• Task details
Quote the data below in full, minus the images.

___ Dataset entries ___

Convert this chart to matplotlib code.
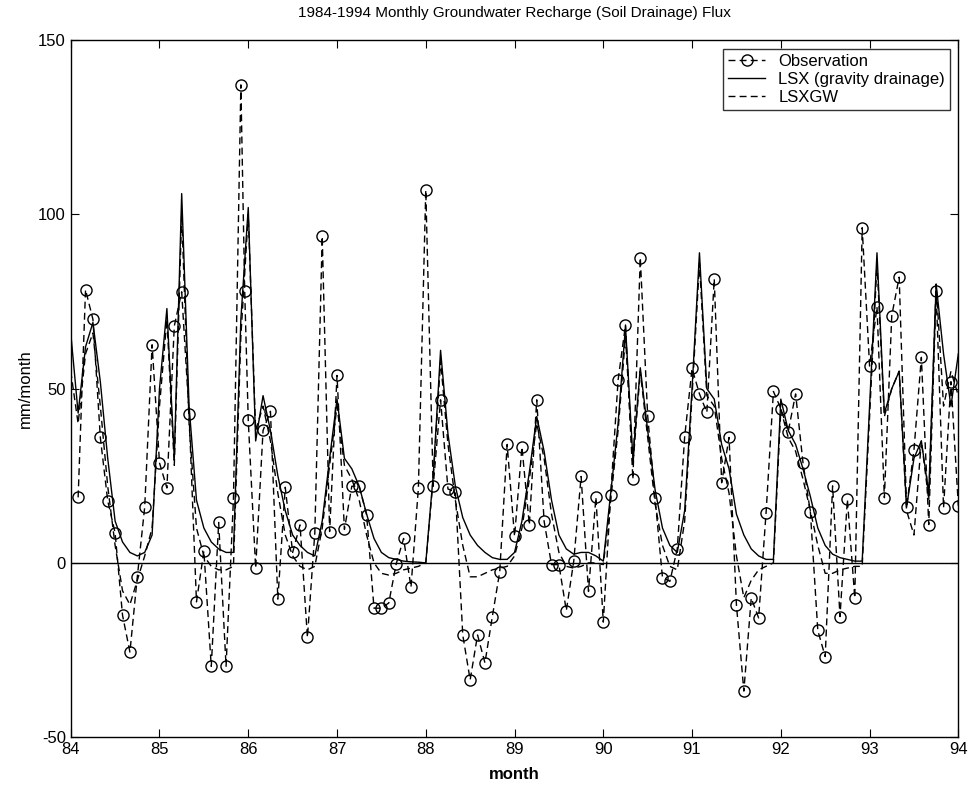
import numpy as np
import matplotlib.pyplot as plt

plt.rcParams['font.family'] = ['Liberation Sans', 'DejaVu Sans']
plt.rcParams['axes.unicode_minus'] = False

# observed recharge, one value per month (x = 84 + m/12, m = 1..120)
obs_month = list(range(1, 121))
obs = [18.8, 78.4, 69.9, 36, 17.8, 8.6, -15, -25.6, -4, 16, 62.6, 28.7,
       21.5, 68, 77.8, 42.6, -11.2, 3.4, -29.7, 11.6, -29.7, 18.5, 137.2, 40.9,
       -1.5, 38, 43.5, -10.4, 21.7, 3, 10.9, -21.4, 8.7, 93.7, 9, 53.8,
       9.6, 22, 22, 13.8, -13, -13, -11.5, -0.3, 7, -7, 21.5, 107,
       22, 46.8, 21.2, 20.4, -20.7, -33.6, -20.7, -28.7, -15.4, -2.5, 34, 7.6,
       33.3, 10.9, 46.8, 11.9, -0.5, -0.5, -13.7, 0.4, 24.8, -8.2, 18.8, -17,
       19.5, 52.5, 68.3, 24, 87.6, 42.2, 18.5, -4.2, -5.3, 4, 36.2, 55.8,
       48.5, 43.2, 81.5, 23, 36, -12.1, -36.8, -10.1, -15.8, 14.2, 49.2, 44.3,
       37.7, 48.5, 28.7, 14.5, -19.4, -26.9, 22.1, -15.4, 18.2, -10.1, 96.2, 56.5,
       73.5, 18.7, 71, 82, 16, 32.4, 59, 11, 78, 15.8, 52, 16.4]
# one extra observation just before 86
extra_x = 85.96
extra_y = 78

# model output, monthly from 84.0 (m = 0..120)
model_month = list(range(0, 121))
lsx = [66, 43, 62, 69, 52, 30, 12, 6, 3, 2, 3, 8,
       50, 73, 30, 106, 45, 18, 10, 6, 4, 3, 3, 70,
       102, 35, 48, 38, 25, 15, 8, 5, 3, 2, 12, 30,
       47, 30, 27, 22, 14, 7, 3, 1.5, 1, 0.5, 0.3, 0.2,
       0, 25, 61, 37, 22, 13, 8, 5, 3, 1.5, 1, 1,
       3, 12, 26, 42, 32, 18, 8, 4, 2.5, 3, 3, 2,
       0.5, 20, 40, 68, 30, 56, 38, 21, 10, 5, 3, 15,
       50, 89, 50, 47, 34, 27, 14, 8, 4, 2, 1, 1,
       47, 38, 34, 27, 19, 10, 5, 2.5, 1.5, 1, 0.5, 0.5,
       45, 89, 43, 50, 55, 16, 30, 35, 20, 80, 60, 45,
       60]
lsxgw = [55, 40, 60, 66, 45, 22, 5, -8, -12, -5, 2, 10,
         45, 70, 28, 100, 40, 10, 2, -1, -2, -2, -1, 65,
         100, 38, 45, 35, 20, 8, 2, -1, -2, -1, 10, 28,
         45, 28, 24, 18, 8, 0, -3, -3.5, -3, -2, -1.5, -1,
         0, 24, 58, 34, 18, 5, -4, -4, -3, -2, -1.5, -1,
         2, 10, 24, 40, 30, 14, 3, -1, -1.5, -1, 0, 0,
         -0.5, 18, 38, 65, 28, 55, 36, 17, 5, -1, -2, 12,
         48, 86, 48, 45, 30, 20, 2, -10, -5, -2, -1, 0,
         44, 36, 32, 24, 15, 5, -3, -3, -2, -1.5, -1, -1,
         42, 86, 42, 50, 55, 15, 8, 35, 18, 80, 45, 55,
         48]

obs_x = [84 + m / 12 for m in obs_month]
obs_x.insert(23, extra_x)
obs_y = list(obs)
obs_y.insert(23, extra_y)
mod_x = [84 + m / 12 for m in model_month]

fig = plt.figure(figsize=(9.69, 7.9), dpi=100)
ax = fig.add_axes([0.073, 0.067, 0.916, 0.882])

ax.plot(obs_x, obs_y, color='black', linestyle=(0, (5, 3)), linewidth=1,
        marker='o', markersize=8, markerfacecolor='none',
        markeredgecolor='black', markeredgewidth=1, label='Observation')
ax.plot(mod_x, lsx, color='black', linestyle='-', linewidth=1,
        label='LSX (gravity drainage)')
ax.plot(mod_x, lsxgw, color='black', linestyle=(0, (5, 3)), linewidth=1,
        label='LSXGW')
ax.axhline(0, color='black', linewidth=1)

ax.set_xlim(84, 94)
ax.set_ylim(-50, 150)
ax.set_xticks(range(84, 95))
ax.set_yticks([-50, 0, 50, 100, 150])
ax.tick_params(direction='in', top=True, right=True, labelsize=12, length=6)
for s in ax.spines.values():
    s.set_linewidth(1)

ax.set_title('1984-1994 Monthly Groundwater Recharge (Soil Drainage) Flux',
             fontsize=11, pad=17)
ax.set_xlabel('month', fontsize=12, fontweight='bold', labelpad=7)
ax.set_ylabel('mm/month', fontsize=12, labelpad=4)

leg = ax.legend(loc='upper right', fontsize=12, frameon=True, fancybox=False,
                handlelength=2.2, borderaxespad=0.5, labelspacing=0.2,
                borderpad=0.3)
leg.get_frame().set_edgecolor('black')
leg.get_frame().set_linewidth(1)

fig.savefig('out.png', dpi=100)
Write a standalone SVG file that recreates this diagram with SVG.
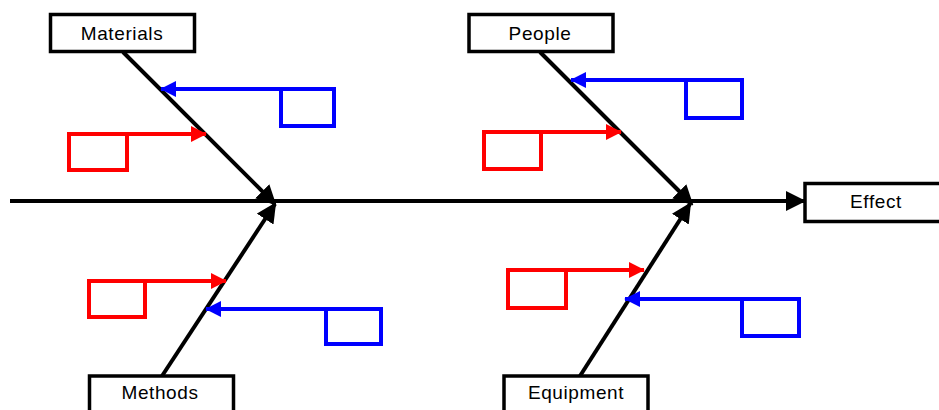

___

• The response
Convert this chart to matplotlib code.
import numpy as np
import matplotlib.pyplot as plt

plt.rcParams['font.family'] = ['Liberation Sans', 'DejaVu Sans']
plt.rcParams['axes.unicode_minus'] = False

# observed recharge, one value per month (x = 84 + m/12, m = 1..120)
obs_month = list(range(1, 121))
obs = [18.8, 78.4, 69.9, 36, 17.8, 8.6, -15, -25.6, -4, 16, 62.6, 28.7,
       21.5, 68, 77.8, 42.6, -11.2, 3.4, -29.7, 11.6, -29.7, 18.5, 137.2, 40.9,
       -1.5, 38, 43.5, -10.4, 21.7, 3, 10.9, -21.4, 8.7, 93.7, 9, 53.8,
       9.6, 22, 22, 13.8, -13, -13, -11.5, -0.3, 7, -7, 21.5, 107,
       22, 46.8, 21.2, 20.4, -20.7, -33.6, -20.7, -28.7, -15.4, -2.5, 34, 7.6,
       33.3, 10.9, 46.8, 11.9, -0.5, -0.5, -13.7, 0.4, 24.8, -8.2, 18.8, -17,
       19.5, 52.5, 68.3, 24, 87.6, 42.2, 18.5, -4.2, -5.3, 4, 36.2, 55.8,
       48.5, 43.2, 81.5, 23, 36, -12.1, -36.8, -10.1, -15.8, 14.2, 49.2, 44.3,
       37.7, 48.5, 28.7, 14.5, -19.4, -26.9, 22.1, -15.4, 18.2, -10.1, 96.2, 56.5,
       73.5, 18.7, 71, 82, 16, 32.4, 59, 11, 78, 15.8, 52, 16.4]
# one extra observation just before 86
extra_x = 85.96
extra_y = 78

# model output, monthly from 84.0 (m = 0..120)
model_month = list(range(0, 121))
lsx = [66, 43, 62, 69, 52, 30, 12, 6, 3, 2, 3, 8,
       50, 73, 30, 106, 45, 18, 10, 6, 4, 3, 3, 70,
       102, 35, 48, 38, 25, 15, 8, 5, 3, 2, 12, 30,
       47, 30, 27, 22, 14, 7, 3, 1.5, 1, 0.5, 0.3, 0.2,
       0, 25, 61, 37, 22, 13, 8, 5, 3, 1.5, 1, 1,
       3, 12, 26, 42, 32, 18, 8, 4, 2.5, 3, 3, 2,
       0.5, 20, 40, 68, 30, 56, 38, 21, 10, 5, 3, 15,
       50, 89, 50, 47, 34, 27, 14, 8, 4, 2, 1, 1,
       47, 38, 34, 27, 19, 10, 5, 2.5, 1.5, 1, 0.5, 0.5,
       45, 89, 43, 50, 55, 16, 30, 35, 20, 80, 60, 45,
       60]
lsxgw = [55, 40, 60, 66, 45, 22, 5, -8, -12, -5, 2, 10,
         45, 70, 28, 100, 40, 10, 2, -1, -2, -2, -1, 65,
         100, 38, 45, 35, 20, 8, 2, -1, -2, -1, 10, 28,
         45, 28, 24, 18, 8, 0, -3, -3.5, -3, -2, -1.5, -1,
         0, 24, 58, 34, 18, 5, -4, -4, -3, -2, -1.5, -1,
         2, 10, 24, 40, 30, 14, 3, -1, -1.5, -1, 0, 0,
         -0.5, 18, 38, 65, 28, 55, 36, 17, 5, -1, -2, 12,
         48, 86, 48, 45, 30, 20, 2, -10, -5, -2, -1, 0,
         44, 36, 32, 24, 15, 5, -3, -3, -2, -1.5, -1, -1,
         42, 86, 42, 50, 55, 15, 8, 35, 18, 80, 45, 55,
         48]

obs_x = [84 + m / 12 for m in obs_month]
obs_x.insert(23, extra_x)
obs_y = list(obs)
obs_y.insert(23, extra_y)
mod_x = [84 + m / 12 for m in model_month]

fig = plt.figure(figsize=(9.69, 7.9), dpi=100)
ax = fig.add_axes([0.073, 0.067, 0.916, 0.882])

ax.plot(obs_x, obs_y, color='black', linestyle=(0, (5, 3)), linewidth=1,
        marker='o', markersize=8, markerfacecolor='none',
        markeredgecolor='black', markeredgewidth=1, label='Observation')
ax.plot(mod_x, lsx, color='black', linestyle='-', linewidth=1,
        label='LSX (gravity drainage)')
ax.plot(mod_x, lsxgw, color='black', linestyle=(0, (5, 3)), linewidth=1,
        label='LSXGW')
ax.axhline(0, color='black', linewidth=1)

ax.set_xlim(84, 94)
ax.set_ylim(-50, 150)
ax.set_xticks(range(84, 95))
ax.set_yticks([-50, 0, 50, 100, 150])
ax.tick_params(direction='in', top=True, right=True, labelsize=12, length=6)
for s in ax.spines.values():
    s.set_linewidth(1)

ax.set_title('1984-1994 Monthly Groundwater Recharge (Soil Drainage) Flux',
             fontsize=11, pad=17)
ax.set_xlabel('month', fontsize=12, fontweight='bold', labelpad=7)
ax.set_ylabel('mm/month', fontsize=12, labelpad=4)

leg = ax.legend(loc='upper right', fontsize=12, frameon=True, fancybox=False,
                handlelength=2.2, borderaxespad=0.5, labelspacing=0.2,
                borderpad=0.3)
leg.get_frame().set_edgecolor('black')
leg.get_frame().set_linewidth(1)

fig.savefig('out.png', dpi=100)
Write a standalone SVG file that recreates this diagram with SVG.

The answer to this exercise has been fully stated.